Chris Haddad, a brands specialist for Performance Food Service in Augusta, said the biggest changes schools have made to menu items over the last few years are changes in portion size and increases in whole-wheat offerings.
To comply with nutritional standards, his company is offering bagels in two sizes — 3-ounce portions and 1.25-ounce portions. In addition, they have added a whole-wheat option.
Haddad said he also has noticed greater efforts to identify and label ingredients in menu items.
“When we know what we’re eating, it’s easier to make an assessment of whether it’s the healthiest option or if we need to make changes,” he said.
After walking around to all the vendors and sampling their food, Marquis said she was most excited about the breakfast offerings, including prepackaged mini-pancakes and mini-waffles. She said she also serves a lot of children who have peanut allergies and it was nice to learn that Pillsbury makes breakfast items that are not processed in a plant with peanuts.
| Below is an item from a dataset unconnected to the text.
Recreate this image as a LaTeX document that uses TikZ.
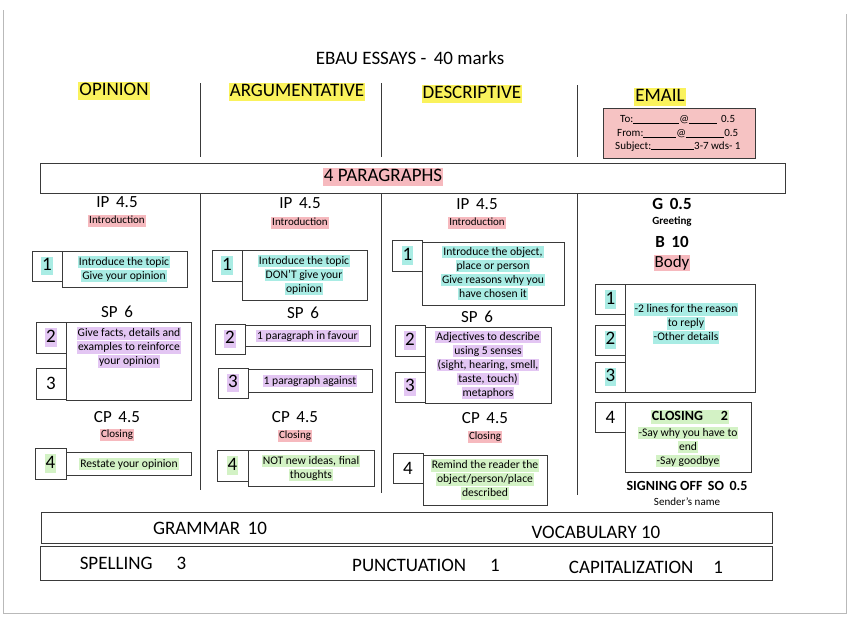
\documentclass[tikz,border=0pt]{standalone}
\usepackage{fontspec}
\setmainfont{Carlito}
\usepackage{tikz}

\definecolor{hlyellow}{HTML}{FAF25C}
\definecolor{hlpink}{HTML}{F6B9BE}
\definecolor{hlcyan}{HTML}{A9ECE4}
\definecolor{hlpurple}{HTML}{E3C6F3}
\definecolor{hlgreen}{HTML}{D3F2C5}
\definecolor{mailpink}{HTML}{F6C3C3}
\definecolor{inkgray}{HTML}{3A3A3A}

% highlighter stroke behind a word
\newcommand{\hl}[2]{{\setlength{\fboxsep}{1pt}\colorbox{#1}{\vphantom{lg}#2}}}

\begin{document}
\begin{tikzpicture}[x=1pt,y=-1pt,
    numbox/.style={draw=inkgray,line width=0.6pt,minimum width=30pt,minimum height=30pt,inner sep=0pt,font=\fontsize{19}{22}\selectfont},
    txtbox/.style={draw=inkgray,line width=0.6pt,inner sep=0pt},
    boxtext/.style={align=center,inner sep=0pt,font=\fontsize{11.6}{14}\selectfont},
    head/.style={inner sep=0pt,font=\fontsize{19}{22}\selectfont},
    score/.style={inner sep=0pt,font=\fontsize{17}{20}\selectfont},
    part/.style={inner sep=0pt,font=\fontsize{11}{13}\selectfont},
    divider/.style={inkgray,line width=0.6pt}]
  \useasboundingbox (0,0) rectangle (848,616);
  % edge of the scanned sheet
  \draw[gray!55,line width=0.6pt] (3,10) -- (3,613) -- (846,613) -- (846,14);

  % title and essay types
  \node[head] (title) at (410,58) {EBAU ESSAYS -\, 40 marks};
  \node[head] (opinion) at (114,91) {\hl{hlyellow}{OPINION}};
  \node[head] (argum) at (297,92) {\hl{hlyellow}{ARGUMENTATIVE}};
  \node[head] (descr) at (472,94) {\hl{hlyellow}{DESCRIPTIVE}};
  \node[head] (email) at (660,97) {\hl{hlyellow}{EMAIL}};

  % column dividers
  \draw[divider] (200,83) -- (200,157);
  \draw[divider] (381,83) -- (381,157);
  \draw[divider] (577,85) -- (577,157);
  \draw[divider] (200,193) -- (200,490);
  \draw[divider] (381,193) -- (381,493);
  \draw[divider] (577,193) -- (577,495);

  % email header box
  \node[txtbox,fill=mailpink,minimum width=152pt,minimum height=50pt] (mailbox) at (679,133) {};
  \node[part,anchor=west] (mailto) at (620,120) {To:\rule{46pt}{.4pt}@\rule{28pt}{.4pt}\hspace{4pt}0.5};
  \node[part,anchor=west] (mailfrom) at (617,134) {From:\rule{33pt}{.4pt}@\rule{38pt}{.4pt}0.5};
  \node[part,anchor=west] (mailsubj) at (615,147) {Subject:\rule{43pt}{.4pt}3-7 wds- 1};

  % 4 paragraphs
  \node[txtbox,minimum width=745pt,minimum height=30pt] (parbox) at (412.5,178) {};
  \node[head] (partitle) at (383,177) {\hl{hlpink}{4 PARAGRAPHS}};

  % ---- opinion
  \node[score] (oip) at (117,202) {IP\, 4.5};
  \node[part] (ointro) at (117,221) {\hl{hlpink}{Introduction}};
  \node[numbox] (o1) at (47,266) {\hl{hlcyan}{1}};
  \node[txtbox,minimum width=125pt,minimum height=36pt] (o1t) at (124.5,269) {};
  \node[boxtext] at (124,269) {\hl{hlcyan}{Introduce the topic}\\\hl{hlcyan}{Give your opinion}};
  \node[score] (osp) at (117,312) {SP\, 6};
  \node[numbox,minimum height=31pt] (o2) at (51,337.5) {\hl{hlpurple}{2}};
  \node[numbox,minimum height=31pt] (o3) at (51,383.5) {3};
  \node[txtbox,minimum width=125pt,minimum height=78pt] (o23t) at (128.5,361) {};
  \node[boxtext] at (129,347.5) {\hl{hlpurple}{Give facts, details and}\\\hl{hlpurple}{examples to reinforce}\\\hl{hlpurple}{your opinion}};
  \node[score] (ocp) at (117,417) {CP\, 4.5};
  \node[part] (oclose) at (117,435) {\hl{hlpink}{Closing}};
  \node[numbox,minimum width=31pt,minimum height=31pt] (o4) at (50.5,463.5) {\hl{hlgreen}{4}};
  \node[txtbox,minimum width=125pt,minimum height=23pt] (o4t) at (128.5,463.5) {};
  \node[boxtext] at (129,464) {\hl{hlgreen}{Restate your opinion}};

  % ---- argumentative
  \node[score] (aip) at (300,203) {IP\, 4.5};
  \node[part] (aintro) at (300,223) {\hl{hlpink}{Introduction}};
  \node[numbox,minimum height=31pt] (a1) at (227,265.5) {\hl{hlcyan}{1}};
  \node[txtbox,minimum width=125pt,minimum height=50pt] (a1t) at (304.5,275) {};
  \node[boxtext] at (304,275) {\hl{hlcyan}{Introduce the topic}\\\hl{hlcyan}{DON'T give your}\\\hl{hlcyan}{opinion}};
  \node[score] (asp) at (303,313) {SP\, 6};
  \node[numbox] (a2) at (230,339) {\hl{hlpurple}{2}};
  \node[txtbox,minimum width=125pt,minimum height=21pt] (a2t) at (307.5,335.5) {};
  \node[boxtext] at (307.5,336) {\hl{hlpurple}{1 paragraph in favour}};
  \node[numbox] (a3) at (233,383) {\hl{hlpurple}{3}};
  \node[txtbox,minimum width=124pt,minimum height=23pt] (a3t) at (310,380.5) {};
  \node[boxtext] at (310,381) {\hl{hlpurple}{1 paragraph against}};
  \node[score] (acp) at (295,417) {CP\, 4.5};
  \node[part] (aclose) at (295,436) {\hl{hlpink}{Closing}};
  \node[numbox,minimum width=31pt,minimum height=31pt] (a4) at (232.5,465.5) {\hl{hlgreen}{4}};
  \node[txtbox,minimum width=126pt,minimum height=36pt] (a4t) at (311,468) {};
  \node[boxtext] at (311,468) {\hl{hlgreen}{NOT new ideas, final}\\\hl{hlgreen}{thoughts}};

  % ---- descriptive
  \node[score] (dip) at (477,204) {IP\, 4.5};
  \node[part] (dintro) at (477,223) {\hl{hlpink}{Introduction}};
  \node[numbox,minimum height=31pt] (d1) at (407.5,255.5) {\hl{hlcyan}{1}};
  \node[txtbox,minimum width=142pt,minimum height=63pt] (d1t) at (493,273.5) {};
  \node[boxtext] at (493,273) {\hl{hlcyan}{Introduce the object,}\\\hl{hlcyan}{place or person}\\\hl{hlcyan}{Give reasons why you}\\\hl{hlcyan}{have chosen it}};
  \node[score] (dsp) at (477,317) {SP\, 6};
  \node[numbox,minimum height=31pt] (d2) at (410,340.5) {\hl{hlpurple}{2}};
  \node[numbox] (d3) at (410,387) {\hl{hlpurple}{3}};
  \node[txtbox,minimum width=126pt,minimum height=76pt] (d23t) at (488,365) {};
  \node[boxtext] at (488,365) {\hl{hlpurple}{Adjectives to describe}\\\hl{hlpurple}{using 5 senses}\\\hl{hlpurple}{(sight, hearing, smell,}\\\hl{hlpurple}{taste, touch)}\\\hl{hlpurple}{metaphors}};
  \node[score] (dcp) at (485,418) {CP\, 4.5};
  \node[part] (dclose) at (485,437) {\hl{hlpink}{Closing}};
  \node[numbox] (d4) at (408,468) {4};
  \node[txtbox,minimum width=124pt,minimum height=50pt] (d4t) at (485,480) {};
  \node[boxtext] at (485,479.5) {\hl{hlgreen}{Remind the reader the}\\\hl{hlgreen}{object/person/place}\\\hl{hlgreen}{described}};

  % ---- email
  \node[score,font=\fontsize{17}{20}\selectfont\bfseries] (eg) at (672,204) {G\, 0.5};
  \node[part,font=\fontsize{11}{13}\selectfont\bfseries] (egreet) at (672,222) {Greeting};
  \node[score,font=\fontsize{17}{20}\selectfont\bfseries] (eb) at (672,242) {B\, 10};
  \node[score] (ebody) at (672,263) {\hl{hlpink}{Body}};
  \node[numbox] (e1) at (610.5,299.5) {\hl{hlcyan}{1}};
  \node[numbox] (e2) at (610.5,340) {\hl{hlcyan}{2}};
  \node[numbox] (e3) at (610.5,377) {\hl{hlcyan}{3}};
  \node[txtbox,minimum width=130pt,minimum height=108pt] (e123t) at (690,338) {};
  \node[boxtext] at (686,323.5) {\hl{hlcyan}{-2 lines for the reason}\\\hl{hlcyan}{to reply}\\\hl{hlcyan}{-Other details}};
  \node[numbox] (e4) at (610.5,417) {4};
  \node[txtbox,minimum width=126pt,minimum height=70pt] (e4t) at (688,437) {};
  \node[boxtext,font=\fontsize{14}{16}\selectfont\bfseries] (eclosing) at (690,417) {\hl{hlgreen}{CLOSING\hspace{18pt}2}};
  \node[boxtext] at (688,447) {\hl{hlgreen}{-Say why you have to}\\\hl{hlgreen}{end}\\\hl{hlgreen}{-Say goodbye}};
  \node[part,font=\fontsize{14}{17}\selectfont\bfseries] (esign) at (687,486) {SIGNING OFF\, SO\, 0.5};
  \node[part] (esender) at (687,502) {Sender's name};

  % language marks
  \node[txtbox,minimum width=731pt,minimum height=31pt] (gvbox) at (406.5,527.5) {};
  \node[head] (grammar) at (210,528) {GRAMMAR\, 10};
  \node[head] (vocab) at (596,532) {VOCABULARY 10};
  \node[txtbox,minimum width=732pt,minimum height=34pt] (spbox) at (406,563) {};
  \node[head] (spelling) at (133,563) {SPELLING\hspace{24pt}3};
  \node[head] (punct) at (426,565) {PUNCTUATION\hspace{24pt}1};
  \node[head] (capital) at (646,567) {CAPITALIZATION\hspace{20pt}1};
\end{tikzpicture}
\end{document}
Others said they talked with food vendors and other food service directors to take ideas back to their schools.
“We’re a pretty small school, so we still do a lot of from-scratch cooking; but I like to come to get new ideas on how to utilize what we already have,” said Karen Spearin, who works for Schenck High School in East Millinocket.
With Spearin was her 10-year-old daughter, Payton Spearin, who was helping her mother sample foods. Her favorite things were breaded chicken (with whole-grain bread crumbs) and soft pretzels.
“They just taste better and are presented better,” she said.